There are many implementations of improved congestion control for TCP, several of which are implemented in the Linux kernel.

It's trivially easy to modify congestion control to get arbitrarily fast performance in high bandwidth-delay environments. I can tell you from experience that implementing fast performance in extremely lossy environments is harder.

And hardest of all is to come up with a solution that works on a network that is shared with the common congestion control implementations, and that works with billions of end nodes.
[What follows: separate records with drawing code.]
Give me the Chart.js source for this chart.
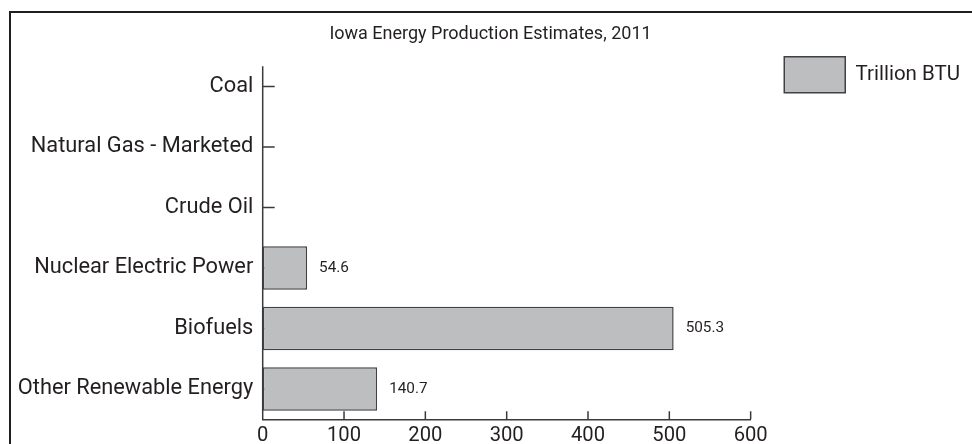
<!DOCTYPE html>
<html>
<head>
<meta charset="utf-8">
<script src="https://cdn.jsdelivr.net/npm/chart.js@4.4.1/dist/chart.umd.min.js"></script>
<style>
  html, body { margin: 0; padding: 0; background: #fff; overflow: hidden; }
  #wrap { position: relative; width: 972px; height: 444px; }
  #frame {
    position: absolute; left: 9px; top: 11px; right: -20px; bottom: -20px;
    border-left: 2px solid #231f20; border-top: 2px solid #231f20;
  }
  canvas { position: absolute; left: 0; top: 0; }
</style>
</head>
<body>
<div id="wrap">
  <div id="frame"></div>
  <canvas id="chart" width="972" height="444"></canvas>
</div>
<script>
// Iowa energy production, 2011 (trillion BTU)
const categories = [
  'Coal',
  'Natural Gas - Marketed',
  'Crude Oil',
  'Nuclear Electric Power',
  'Biofuels',
  'Other Renewable Energy'
];
const trillionBtu = [0, 0, 0, 54.6, 505.3, 140.7];
const seriesName = 'Trillion BTU';
const chartTitle = 'Iowa Energy Production Estimates, 2011';
const xTicks = [0, 100, 200, 300, 400, 500, 600];

const FONT = "Roboto, 'Liberation Sans', Arial, sans-serif";
const INK = '#231f20';
const AXIS = '#3a3a3c';
const BAR_FILL = '#bcbec0';
const BAR_EDGE = '#414042';

// axis line and inward tick marks, drawn underneath the bars
const axisMarks = {
  id: 'axisMarks',
  beforeDatasetsDraw(chart) {
    const { ctx, chartArea, scales: { x, y } } = chart;
    ctx.save();
    ctx.strokeStyle = AXIS;
    ctx.lineWidth = 1.5;
    ctx.beginPath();
    const band = y.getPixelForTick(1) - y.getPixelForTick(0);
    const yTop = y.getPixelForTick(0) - band / 3;
    ctx.moveTo(x.left, yTop);
    ctx.lineTo(x.left, chartArea.bottom);
    y.ticks.forEach((t, i) => {
      const py = y.getPixelForTick(i);
      ctx.moveTo(x.left, py);
      ctx.lineTo(x.left + 12, py);
    });
    x.ticks.forEach((t, i) => {
      const px = x.getPixelForTick(i);
      ctx.moveTo(px, chartArea.bottom);
      ctx.lineTo(px, chartArea.bottom - 8);
    });
    ctx.stroke();
    ctx.restore();
  }
};

// value printed just past the end of each bar
const valueLabels = {
  id: 'valueLabels',
  afterDatasetsDraw(chart) {
    const { ctx } = chart;
    ctx.save();
    ctx.fillStyle = INK;
    ctx.font = '15.3px ' + FONT;
    ctx.textAlign = 'left';
    ctx.textBaseline = 'middle';
    chart.getDatasetMeta(0).data.forEach((bar, i) => {
      const v = trillionBtu[i];
      if (!v) return;
      ctx.fillText(v.toFixed(1), bar.x + 12, bar.y);
    });
    ctx.restore();
  }
};

new Chart(document.getElementById('chart'), {
  type: 'bar',
  data: {
    labels: categories,
    datasets: [{
      label: seriesName,
      data: trillionBtu,
      backgroundColor: BAR_FILL,
      borderColor: BAR_EDGE,
      borderWidth: 1.5,
      borderSkipped: false,
      categoryPercentage: 0.72,
      barPercentage: 1.0
    }]
  },
  options: {
    indexAxis: 'y',
    responsive: false,
    animation: false,
    events: [],
    layout: { padding: { left: 11, right: 2, top: 0, bottom: 0 } },
    plugins: {
      title: {
        display: true,
        text: chartTitle,
        color: INK,
        font: { family: FONT, size: 18, weight: 'normal' },
        padding: { top: 23.5, bottom: 11.15 }
      },
      legend: {
        display: true,
        position: 'right',
        align: 'start',
        title: { display: true, text: '', font: { size: 12 }, padding: 4.35 },
        labels: {
          boxWidth: 61,
          boxHeight: 36,
          padding: 33.6,
          color: INK,
          font: { family: FONT, size: 20.5 }
        }
      },
      tooltip: { enabled: false }
    },
    scales: {
      x: {
        min: 0,
        max: 600,
        afterBuildTicks(scale) { scale.ticks = xTicks.map(v => ({ value: v })); },
        afterFit(scale) { scale.height = 24.75; },
        grid: { display: false, drawTicks: false },
        border: { display: true, color: AXIS, width: 1.5 },
        ticks: { color: INK, padding: 5, font: { family: FONT, size: 20.2 } }
      },
      y: {
        afterFit(scale) { scale.width = 251.7; },
        grid: { display: false, drawTicks: false },
        border: { display: false },
        ticks: { color: INK, padding: 9.4, font: { family: FONT, size: 21.8 } }
      }
    }
  },
  plugins: [axisMarks, valueLabels]
});
</script>
</body>
</html>
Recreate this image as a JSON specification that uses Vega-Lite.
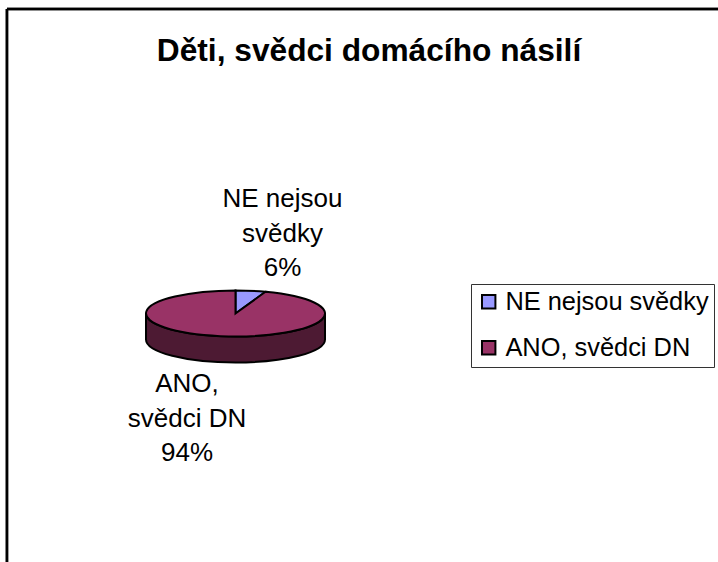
{
 "$schema":"https://vega.github.io/schema/vega-lite/v6.json",
 "width":718,"height":562,"padding":0,"autosize":"none",
 "background":"white",
 "config":{"view":{"stroke":null},"font":"Liberation Sans"},
 "title":{"text":"Děti, svědci domácího násilí","font":"Liberation Sans","fontSize":31.7,"fontWeight":"bold","color":"black","anchor":"middle","dx":10,"offset":-93,"baseline":"alphabetic"},
 "data":{"values":[
  {"category":"NE nejsou svědky","value":6,"label":"NE nejsou\nsvědky\n6%"},
  {"category":"ANO, svědci DN","value":94,"label":"ANO,\nsvědci DN\n94%"}
 ]},
 "layer":[
  {"mark":{"type":"rule","color":"black","strokeWidth":2.5},
   "encoding":{"x":{"datum":0.97,"type":"quantitative","scale":{"domain":[0,100]},"axis":null},
    "y":{"datum":1.6,"type":"quantitative","scale":{"domain":[100,0]},"axis":null},"y2":{"datum":100}}},
  {"mark":{"type":"rule","color":"black","strokeWidth":2.5},
   "encoding":{"y":{"datum":1.6,"type":"quantitative","scale":{"domain":[100,0]},"axis":null},
    "x":{"datum":0.97,"type":"quantitative","scale":{"domain":[0,100]},"axis":null},"x2":{"datum":100}}},
  {"transform":[{"filter":"datum.value > 50"}],
   "mark":{"type":"point","filled":true,"opacity":1,"size":32041,"fill":"#4D1A33","stroke":"black","strokeWidth":2,
     "shape":"M-1 0A1 .257 0 0 0 1 0L1 .29A1 .257 0 0 1 -1 .29Z"},
   "encoding":{"x":{"datum":32.8,"type":"quantitative","scale":{"domain":[0,100]},"axis":null},
    "y":{"datum":55.78,"type":"quantitative","scale":{"domain":[100,0]},"axis":null}}},
  {"mark":{"type":"point","filled":true,"opacity":1,"size":32041,"stroke":"black","strokeWidth":2},
   "encoding":{"x":{"datum":32.8,"type":"quantitative","scale":{"domain":[0,100]},"axis":null},
    "y":{"datum":55.78,"type":"quantitative","scale":{"domain":[100,0]},"axis":null},
    "fill":{"field":"category","type":"nominal","sort":null,
      "scale":{"domain":["NE nejsou svědky","ANO, svědci DN"],"range":["#9999FF","#993366"]},
      "legend":{"title":null,"orient":"none","legendX":471,"legendY":284,"padding":5,"fillColor":"white","strokeColor":"#333333",
        "symbolType":"square","symbolSize":180,"symbolStrokeColor":"black","symbolStrokeWidth":2,"symbolOpacity":1,
        "labelFont":"Liberation Sans","labelFontSize":25.4,"labelColor":"black","labelLimit":300,"labelOffset":4,"rowPadding":19,"symbolOffset":0}},
    "shape":{"field":"value","type":"nominal","sort":null,
      "scale":{"domain":[6,94],"range":["M0 0L0 -.257A1 .257 0 0 1 .335 -.24215Z","M0 0L.335 -.24215A1 .257 0 1 1 0 -.257Z"]},
      "legend":null}}},
  {"mark":{"type":"text","font":"Liberation Sans","fontSize":26,"color":"black","align":"center","baseline":"alphabetic","lineBreak":"\n","lineHeight":34.5},
   "encoding":{"text":{"field":"label"},
    "x":{"field":"value","type":"quantitative","scale":{"domain":[6,94],"range":[282.5,187]},"axis":null},
    "y":{"field":"value","type":"quantitative","scale":{"domain":[6,94],"range":[207,392]},"axis":null}}}
 ],
 "resolve":{"scale":{"x":"independent","y":"independent"}}
}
I spent years working on this. Feel free to reach out to me on my email address, I'd love to share with you my experience of commercializing such a product.

dfc|14 years ago

Is the shout-out the mere mentioning of bittorrent? Or does nick weaver elude to bram some other way in the full article?

bramcohen|14 years ago

Who do you think made the development he's referring to happen?

thespin|14 years ago

I'm surprised he doesn't mention CurveCP. He's taken ideas from that author before (e.g. netstrings, which you'll find in the .torrent file format).

TCP does suck. If you try to use it for lots of short lived connections. And that pretty much sums up how it's being used nowadays, most the time.

For single, long term connections, TCP is fine.

bramcohen|14 years ago

uTP isn't based on CurveCP, and CurveCP is nowhere near as mature as uTP is.

cbsmith|14 years ago

There's also UDT...

dfc|14 years ago

Is "from that author" some sort of passive aggressive jab at djb?

krtcut|14 years ago

[deleted]

Alind|14 years ago

[deleted]

shaggyfrog|14 years ago

> Of course, I’ve always used TCP using exactly the API it provides, and even before I understood how TCP worked under the hood gone through great pains to use the minimum number of TCP connections used to the number which will reliably saturate the net connection and provide good piece diffusion.

BitTorrent must not not have any books on copyediting.